• _What is being asked_: Pull out every line from the listing that has the word "chart".

• _Data provided_:
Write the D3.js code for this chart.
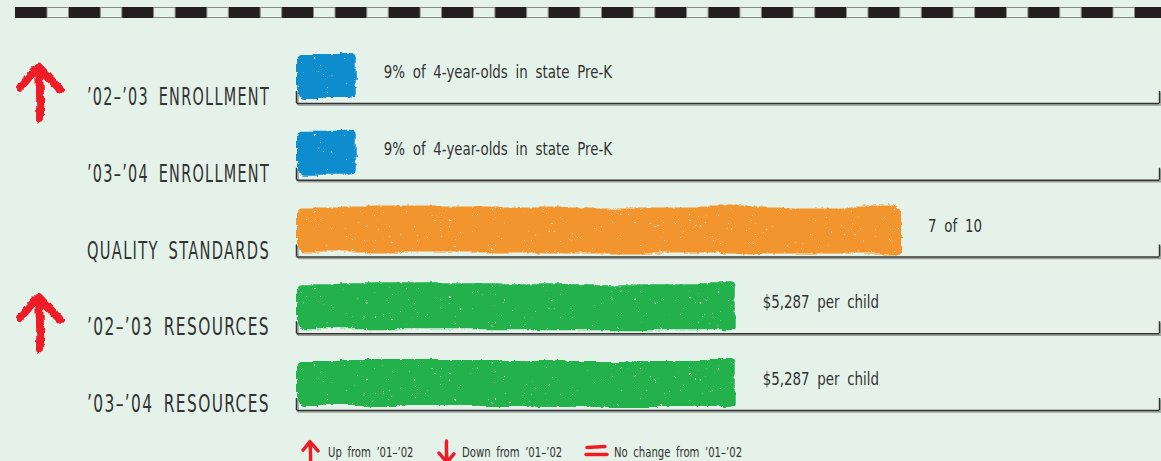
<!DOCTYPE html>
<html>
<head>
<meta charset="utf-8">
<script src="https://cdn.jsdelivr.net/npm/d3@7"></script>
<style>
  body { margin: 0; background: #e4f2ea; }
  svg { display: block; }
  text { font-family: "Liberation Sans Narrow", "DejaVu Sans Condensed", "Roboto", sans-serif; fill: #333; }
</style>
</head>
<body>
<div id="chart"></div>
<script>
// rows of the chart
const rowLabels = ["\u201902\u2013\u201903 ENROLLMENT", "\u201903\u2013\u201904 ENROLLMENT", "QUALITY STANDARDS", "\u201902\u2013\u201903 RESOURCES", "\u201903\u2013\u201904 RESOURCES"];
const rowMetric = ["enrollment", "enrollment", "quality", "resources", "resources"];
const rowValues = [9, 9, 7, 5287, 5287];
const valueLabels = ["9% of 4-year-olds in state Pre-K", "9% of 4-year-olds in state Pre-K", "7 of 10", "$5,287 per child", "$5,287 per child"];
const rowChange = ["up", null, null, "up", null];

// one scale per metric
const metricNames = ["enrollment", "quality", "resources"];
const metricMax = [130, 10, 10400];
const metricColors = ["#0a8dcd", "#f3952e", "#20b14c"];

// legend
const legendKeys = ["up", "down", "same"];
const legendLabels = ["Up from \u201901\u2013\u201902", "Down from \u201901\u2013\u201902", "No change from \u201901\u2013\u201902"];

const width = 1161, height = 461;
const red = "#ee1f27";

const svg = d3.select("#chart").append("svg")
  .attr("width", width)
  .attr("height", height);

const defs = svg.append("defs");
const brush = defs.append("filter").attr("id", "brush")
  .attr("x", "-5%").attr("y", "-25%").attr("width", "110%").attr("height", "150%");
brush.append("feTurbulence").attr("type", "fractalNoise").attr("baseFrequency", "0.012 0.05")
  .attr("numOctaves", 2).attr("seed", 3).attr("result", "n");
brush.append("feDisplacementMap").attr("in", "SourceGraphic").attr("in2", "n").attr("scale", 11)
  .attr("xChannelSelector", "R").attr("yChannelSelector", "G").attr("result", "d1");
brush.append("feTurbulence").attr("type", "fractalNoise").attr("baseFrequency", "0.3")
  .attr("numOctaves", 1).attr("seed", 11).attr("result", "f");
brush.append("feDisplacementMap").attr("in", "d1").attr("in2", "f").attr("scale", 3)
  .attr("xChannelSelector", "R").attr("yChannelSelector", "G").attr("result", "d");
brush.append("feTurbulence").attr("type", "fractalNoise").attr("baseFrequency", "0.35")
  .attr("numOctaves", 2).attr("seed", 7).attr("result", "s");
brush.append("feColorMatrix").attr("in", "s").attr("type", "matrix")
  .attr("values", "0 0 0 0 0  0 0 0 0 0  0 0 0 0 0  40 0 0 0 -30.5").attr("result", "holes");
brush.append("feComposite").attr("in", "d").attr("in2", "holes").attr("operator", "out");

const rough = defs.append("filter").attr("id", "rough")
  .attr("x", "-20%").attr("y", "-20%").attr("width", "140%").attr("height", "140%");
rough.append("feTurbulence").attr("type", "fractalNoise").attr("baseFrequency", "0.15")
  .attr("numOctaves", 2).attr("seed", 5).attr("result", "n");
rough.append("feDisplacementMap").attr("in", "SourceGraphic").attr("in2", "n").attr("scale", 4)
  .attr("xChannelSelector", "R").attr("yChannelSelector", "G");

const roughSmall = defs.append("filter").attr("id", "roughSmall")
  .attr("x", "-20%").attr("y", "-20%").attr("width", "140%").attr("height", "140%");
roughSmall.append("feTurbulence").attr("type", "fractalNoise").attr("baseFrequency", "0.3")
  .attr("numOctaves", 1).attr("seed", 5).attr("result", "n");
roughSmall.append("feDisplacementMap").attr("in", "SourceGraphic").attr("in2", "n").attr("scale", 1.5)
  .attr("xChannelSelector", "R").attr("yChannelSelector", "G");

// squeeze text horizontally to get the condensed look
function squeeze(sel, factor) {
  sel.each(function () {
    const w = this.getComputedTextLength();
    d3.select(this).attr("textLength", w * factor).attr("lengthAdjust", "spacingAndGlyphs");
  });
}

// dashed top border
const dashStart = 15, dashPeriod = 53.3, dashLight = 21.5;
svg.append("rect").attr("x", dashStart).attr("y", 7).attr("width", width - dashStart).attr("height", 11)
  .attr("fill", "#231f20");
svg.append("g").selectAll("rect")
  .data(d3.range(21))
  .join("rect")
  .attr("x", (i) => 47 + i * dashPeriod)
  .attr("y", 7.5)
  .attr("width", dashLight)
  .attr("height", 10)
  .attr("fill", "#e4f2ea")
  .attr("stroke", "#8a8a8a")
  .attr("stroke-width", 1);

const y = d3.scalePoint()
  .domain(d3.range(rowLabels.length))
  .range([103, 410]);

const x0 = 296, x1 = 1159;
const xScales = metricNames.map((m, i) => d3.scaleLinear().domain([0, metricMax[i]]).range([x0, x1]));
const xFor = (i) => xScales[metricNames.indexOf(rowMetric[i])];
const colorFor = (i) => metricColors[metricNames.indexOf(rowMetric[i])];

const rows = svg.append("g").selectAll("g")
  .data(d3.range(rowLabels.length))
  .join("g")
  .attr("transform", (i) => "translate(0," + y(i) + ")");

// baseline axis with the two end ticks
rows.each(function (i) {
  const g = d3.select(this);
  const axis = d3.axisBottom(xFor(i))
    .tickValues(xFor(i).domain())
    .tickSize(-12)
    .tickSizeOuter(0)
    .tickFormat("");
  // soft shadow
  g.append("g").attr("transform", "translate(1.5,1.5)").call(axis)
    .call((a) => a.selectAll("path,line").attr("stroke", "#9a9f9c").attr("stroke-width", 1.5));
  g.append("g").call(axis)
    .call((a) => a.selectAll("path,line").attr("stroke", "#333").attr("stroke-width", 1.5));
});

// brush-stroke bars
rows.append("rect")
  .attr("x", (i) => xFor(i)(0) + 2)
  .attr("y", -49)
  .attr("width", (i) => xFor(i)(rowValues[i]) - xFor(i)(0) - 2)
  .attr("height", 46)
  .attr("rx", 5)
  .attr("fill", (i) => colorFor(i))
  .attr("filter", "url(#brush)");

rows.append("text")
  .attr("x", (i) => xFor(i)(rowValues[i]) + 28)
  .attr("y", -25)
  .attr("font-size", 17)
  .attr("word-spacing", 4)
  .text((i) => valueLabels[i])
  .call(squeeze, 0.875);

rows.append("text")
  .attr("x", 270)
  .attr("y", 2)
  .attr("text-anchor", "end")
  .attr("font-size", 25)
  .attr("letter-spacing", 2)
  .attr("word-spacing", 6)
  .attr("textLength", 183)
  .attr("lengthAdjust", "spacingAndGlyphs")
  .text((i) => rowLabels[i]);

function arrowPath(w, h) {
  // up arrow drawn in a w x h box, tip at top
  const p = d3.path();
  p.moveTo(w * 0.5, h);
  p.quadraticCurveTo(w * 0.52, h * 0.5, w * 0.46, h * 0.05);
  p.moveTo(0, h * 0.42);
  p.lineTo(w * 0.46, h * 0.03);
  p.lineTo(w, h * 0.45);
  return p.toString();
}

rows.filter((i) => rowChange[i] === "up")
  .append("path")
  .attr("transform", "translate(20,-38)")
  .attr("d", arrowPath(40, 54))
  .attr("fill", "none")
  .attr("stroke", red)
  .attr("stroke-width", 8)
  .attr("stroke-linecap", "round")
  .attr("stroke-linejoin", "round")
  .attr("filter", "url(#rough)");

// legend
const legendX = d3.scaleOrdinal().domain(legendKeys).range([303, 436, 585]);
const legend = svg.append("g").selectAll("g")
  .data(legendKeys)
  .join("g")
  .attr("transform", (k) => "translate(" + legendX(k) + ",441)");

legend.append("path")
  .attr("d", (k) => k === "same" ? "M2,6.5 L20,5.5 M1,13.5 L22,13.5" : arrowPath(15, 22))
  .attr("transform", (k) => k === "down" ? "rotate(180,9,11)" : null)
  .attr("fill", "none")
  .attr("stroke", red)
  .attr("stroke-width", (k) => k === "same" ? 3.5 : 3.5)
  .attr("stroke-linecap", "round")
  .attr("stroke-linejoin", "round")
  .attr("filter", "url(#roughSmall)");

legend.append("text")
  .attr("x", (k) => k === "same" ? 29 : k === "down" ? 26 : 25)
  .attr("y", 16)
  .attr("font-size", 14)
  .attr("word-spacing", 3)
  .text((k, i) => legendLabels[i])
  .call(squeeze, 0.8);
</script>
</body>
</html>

• _Exercise solution_:
Write the D3.js code for this chart.
<div id="chart"></div>
// rows of the chart
const svg = d3.select("#chart").append("svg")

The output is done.